Dealing with smallest childs first cold,caught from her brother who returns to school after three days in bed with it.Ellie-Mae stalwartly refuses to even entertain the idea of sleeping it off and thinks we (I) should share her every moment of it-yes,we laugh at the very idea of sleep…
Sitting in newly aqquired Breakfast room watching oldest daughter aka Arty Farty cutting fabric pieces and turning them into wonderful sellable creations for a christmas craft fare in our local town.Its like the elves and the shoemaker here.
Listening to my small dog snoring in his basket,utterly in heaven as the gales whip up outside,love is a comfy basket and a warm radiator.
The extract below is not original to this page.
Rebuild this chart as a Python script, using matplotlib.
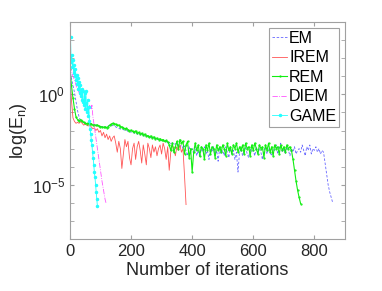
import matplotlib
matplotlib.use("Agg")
import matplotlib.pyplot as plt
import numpy as np
from matplotlib.ticker import FixedLocator, NullFormatter

plt.rcParams["font.family"] = ["Liberation Sans", "DejaVu Sans"]
plt.rcParams["mathtext.fontset"] = "custom"
plt.rcParams["mathtext.rm"] = "Liberation Sans"

# log10 of the error
em_iter = np.arange(0, 865, 5)
em_log = [
    1.4, 0.9, 0.5, 0.1, -0.4, -0.9, -1.25, -1.45, -1.5, -1.55,
    -1.6, -1.62, -1.6, -1.65, -1.62, -1.68, -1.7, -1.66, -1.72, -1.75,
    -1.8, -1.78, -1.85, -1.82, -1.8, -1.75, -1.72, -1.78, -1.7, -1.74,
    -1.8, -1.85, -1.88, -1.92, -1.9, -1.95, -2.0, -1.97, -2.05, -2.02,
    -2.1, -2.08, -2.15, -2.1, -2.2, -2.18, -2.25, -2.2, -2.28, -2.3,
    -2.35, -2.3, -2.4, -2.38, -2.45, -2.4, -2.5, -2.45, -2.55, -2.5,
    -2.6, -2.55, -2.62, -2.58, -2.7, -2.65, -2.75, -2.68, -2.8, -2.72,
    -2.85, -2.78, -2.9, -2.8, -3.0, -2.85, -3.1, -3.4, -2.9, -3.2,
    -3.0, -3.3, -2.9, -3.4, -3.1, -3.5, -3.0, -3.2, -2.9, -3.3,
    -3.1, -3.6, -3.0, -3.2, -2.9, -3.4, -3.1, -3.7, -3.0, -3.3,
    -3.1, -3.4, -2.9, -3.2, -3.5, -3.0, -3.3, -3.1, -3.6, -3.2,
    -4.3, -3.2, -3.0, -3.4, -3.1, -2.9, -3.3, -3.5, -3.0, -3.2,
    -3.1, -3.4, -2.9, -3.3, -3.0, -3.2, -3.6, -3.1, -2.9, -3.3,
    -3.0, -3.2, -3.4, -3.0, -3.1, -2.8, -3.3, -3.0, -2.7, -3.2,
    -3.0, -3.3, -2.9, -3.1, -3.4, -3.0, -3.2, -2.9, -3.3, -3.1,
    -3.0, -3.2, -2.8, -3.1, -3.4, -2.9, -3.1, -2.8, -3.3, -3.0,
    -3.1, -2.9, -3.2, -3.0, -3.3, -3.1, -3.2,
    -3.8, -4.4, -5.0, -5.4, -5.7, -6.0,
]

irem_iter = np.arange(0, 385, 5)
irem_log = [
    1.0, -0.3, -1.3, -1.5, -1.6, -1.55, -1.6, -1.5, -1.6, -1.7,
    -1.65, -1.7, -1.75, -1.7, -1.8, -1.9, -1.85, -2.0, -1.9, -2.1,
    -2.0, -2.3, -2.1, -2.4, -2.2, -2.5, -2.3, -2.6, -2.4, -2.3,
    -2.7, -3.2, -2.6, -3.0, -4.1, -3.3, -2.5, -2.9, -2.6, -3.5,
    -3.9, -3.0, -2.7, -3.6, -2.9, -2.6, -3.1, -3.8, -2.8, -3.3,
    -3.9, -2.7, -3.0, -3.5, -2.8, -3.2, -2.9, -3.4, -3.0, -2.8,
    -3.3, -2.7, -3.0, -3.6, -2.9, -4.2, -3.2, -2.8, -3.0, -3.4,
    -2.9, -3.1, -2.8, -3.2, -3.0, -4.5, -6.1,
]

rem_iter = np.arange(0, 760, 5)
rem_log = [
    1.4, 0.5, -0.2, -0.8, -1.25, -1.4, -1.45, -1.4, -1.5, -1.55,
    -1.6, -1.62, -1.58, -1.65, -1.63, -1.7, -1.68, -1.72, -1.7, -1.75,
    -1.78, -1.8, -1.82, -1.8, -1.85, -1.78, -1.7, -1.65, -1.6, -1.62,
    -1.65, -1.72, -1.7, -1.78, -1.8, -1.85, -1.9, -1.88, -1.95, -2.0,
    -1.98, -2.05, -2.1, -2.02, -2.15, -2.1, -2.2, -2.15, -2.25, -2.2,
    -2.3, -2.28, -2.35, -2.3, -2.4, -2.35, -2.45, -2.42, -2.5, -2.45,
    -2.55, -2.5, -2.6, -2.55, -2.62, -2.8, -3.1, -2.7, -3.2, -2.9,
    -2.6, -3.0, -2.5, -2.7, -2.6, -3.3, -2.8, -2.6, -3.5, -3.0,
    -4.3, -3.2, -2.7, -3.1, -2.8, -3.4, -2.9, -3.0, -3.6, -2.8,
    -3.1, -2.7, -3.3, -2.9, -3.0, -3.5, -2.8, -3.1, -2.9, -3.2,
    -2.8, -3.0, -3.4, -2.7, -3.1, -2.9, -3.3, -2.8, -3.0, -2.7,
    -3.2, -2.9, -3.1, -2.8, -3.3, -2.7, -3.0, -2.9, -3.4, -2.8,
    -3.1, -2.7, -3.0, -3.3, -2.8, -3.0, -2.9, -3.5, -2.8, -3.1,
    -2.7, -3.2, -2.9, -3.4, -2.8, -3.0, -2.9, -3.3, -2.8, -3.1,
    -2.9, -3.2, -2.8, -3.0, -2.9, -3.1, -3.6, -4.2, -4.8, -5.3,
    -5.7, -6.05,
]

diem_iter = [0, 5, 10, 15, 20, 25, 30, 35, 40, 45, 50, 55, 60, 65, 70, 72,
             75, 80, 85, 90, 95, 100, 105, 110, 115, 118]
diem_log = [1.6, 1.3, 1.0, 0.8, 0.5, 0.3, 0.1, -0.1, -0.3, -0.5, -0.7, -0.9,
            -1.0, -0.6, -0.8, -0.6, -1.2, -1.8, -2.4, -3.0, -3.6, -4.2, -4.8,
            -5.3, -5.8, -6.0]

game_iter = np.arange(0, 92, 2)
game_log = [
    2.0, 3.2, 1.8, 2.2, 1.5, 1.9, 1.2, 1.6, 1.0, 1.4,
    0.8, 1.1, 0.6, 0.9, 0.3, 0.7, 0.1, 0.5, -0.1, 0.3,
    -0.3, 0.2, -0.4, -0.6, 0.1, -0.8, 0.2, -0.5, -1.0, -0.3,
    -1.2, -0.7, -1.5, -1.9, -2.2, -2.5, -2.8, -3.2, -3.5, -3.9,
    -4.3, -4.6, -5.0, -5.4, -5.8, -6.2,
]

fig = plt.figure(figsize=(3.82, 2.91), dpi=100)
ax = fig.add_axes([0.183, 0.179, 0.720, 0.745])

ax.semilogy(em_iter, 10.0 ** np.array(em_log), "--", color="#6666ff", lw=0.6,
            dashes=(3, 2), label="EM")
ax.semilogy(irem_iter, 10.0 ** np.array(irem_log), "-", color="#ff5555", lw=0.6, label="IREM")
ax.semilogy(rem_iter, 10.0 ** np.array(rem_log), "-", color="#11ee11", lw=0.8,
            marker=".", ms=1.2, label="REM")
ax.semilogy(diem_iter, 10.0 ** np.array(diem_log), "-.", color="#ff55ff", lw=0.6,
            label="DIEM")
ax.semilogy(game_iter, 10.0 ** np.array(game_log), "-", color="#22ffff", lw=0.6,
            marker=".", ms=3, label="GAME")

ax.set_xlim(0, 900)
ax.set_ylim(1e-8, 1e4)
ax.set_xticks([0, 200, 400, 600, 800])
ax.yaxis.set_major_locator(FixedLocator([1e-5, 1e0]))
ax.yaxis.set_minor_locator(FixedLocator([10.0 ** k for k in range(-7, 4)]))
ax.yaxis.set_minor_formatter(NullFormatter())

for s in ax.spines.values():
    s.set_color("#a0a0a0")
    s.set_linewidth(0.8)
ax.tick_params(which="both", direction="in", top=True, right=True,
               color="#a0a0a0", labelcolor="#262626", labelsize=12, length=3)

ax.set_xlabel("Number of iterations", fontsize=13, color="#262626", labelpad=2)
ax.set_ylabel("log(E$_\\mathregular{n}$)", fontsize=13, color="#262626", labelpad=2)

leg = ax.legend(loc="upper right", fontsize=11.5, handlelength=0.95, handletextpad=0.1,
                labelspacing=0.28, borderpad=0.2, borderaxespad=0.35,
                fancybox=False, framealpha=1)
leg.get_frame().set_edgecolor("#a0a0a0")
leg.get_frame().set_linewidth(0.8)

fig.savefig("out.png", dpi=100)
Sending good luck and love to one of my oldest friends,who just found out she has the dreaded C,i cant even bring myself to say that awful word here…it strikes fear in the hearts of everyone,whether you have it or are affected by it.How can i tell her to be strong,when the very idea of it makes me crumble-we will fight it together i have told her,but thats the easy part when you are the healthy one.I wish i could take it away,i cant and i feel useless.
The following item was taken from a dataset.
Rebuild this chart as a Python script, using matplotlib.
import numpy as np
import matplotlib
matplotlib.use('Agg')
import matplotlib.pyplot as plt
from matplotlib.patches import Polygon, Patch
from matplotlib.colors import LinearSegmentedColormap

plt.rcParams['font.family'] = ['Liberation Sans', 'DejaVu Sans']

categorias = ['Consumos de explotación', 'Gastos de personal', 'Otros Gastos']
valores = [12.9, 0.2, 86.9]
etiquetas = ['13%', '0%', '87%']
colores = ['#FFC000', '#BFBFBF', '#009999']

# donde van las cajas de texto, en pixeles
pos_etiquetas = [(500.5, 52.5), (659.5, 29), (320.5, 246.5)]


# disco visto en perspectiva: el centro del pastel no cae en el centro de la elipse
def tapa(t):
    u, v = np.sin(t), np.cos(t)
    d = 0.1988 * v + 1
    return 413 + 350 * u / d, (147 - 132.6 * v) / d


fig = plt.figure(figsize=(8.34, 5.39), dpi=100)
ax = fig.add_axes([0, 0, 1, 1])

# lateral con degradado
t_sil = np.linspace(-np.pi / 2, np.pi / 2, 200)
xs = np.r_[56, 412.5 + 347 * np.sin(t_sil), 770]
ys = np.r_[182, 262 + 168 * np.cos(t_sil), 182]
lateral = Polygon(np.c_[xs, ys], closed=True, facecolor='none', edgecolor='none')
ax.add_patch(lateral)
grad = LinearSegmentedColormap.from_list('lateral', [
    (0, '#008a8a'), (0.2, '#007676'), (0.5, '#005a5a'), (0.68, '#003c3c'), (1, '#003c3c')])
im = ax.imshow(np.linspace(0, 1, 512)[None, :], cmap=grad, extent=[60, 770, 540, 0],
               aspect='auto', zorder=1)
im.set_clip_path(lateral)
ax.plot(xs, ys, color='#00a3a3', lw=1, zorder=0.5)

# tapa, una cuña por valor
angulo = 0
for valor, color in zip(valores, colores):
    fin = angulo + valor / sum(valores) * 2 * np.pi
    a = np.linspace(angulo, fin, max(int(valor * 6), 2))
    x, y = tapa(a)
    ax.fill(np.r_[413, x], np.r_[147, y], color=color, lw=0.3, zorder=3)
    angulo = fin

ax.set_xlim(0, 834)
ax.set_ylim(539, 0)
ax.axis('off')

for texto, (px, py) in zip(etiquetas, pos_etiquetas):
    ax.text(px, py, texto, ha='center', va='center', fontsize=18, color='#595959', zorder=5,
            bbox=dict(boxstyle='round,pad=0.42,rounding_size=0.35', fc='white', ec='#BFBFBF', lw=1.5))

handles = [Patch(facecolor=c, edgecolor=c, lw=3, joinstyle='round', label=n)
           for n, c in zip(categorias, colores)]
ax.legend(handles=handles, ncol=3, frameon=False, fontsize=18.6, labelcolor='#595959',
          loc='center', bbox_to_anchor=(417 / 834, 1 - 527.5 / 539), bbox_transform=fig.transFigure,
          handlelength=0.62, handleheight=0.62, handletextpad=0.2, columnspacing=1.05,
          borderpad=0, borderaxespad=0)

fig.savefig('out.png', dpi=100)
One good thing accomplished today,i rehomed our lonely kitten Persia,she is now tucked up,warm and hopefully in kitty heaven with her cat-mad new owner,a sole survivor who battled it out with chickens and ducks,who evaded neighbours blood thirsty dogs,witnessed the loss of her fellow siblings and her own mother and survived all nine lives out in the irish weather-the smallest boy now thinks i am the wicked witch of the north but i dont think Persia does!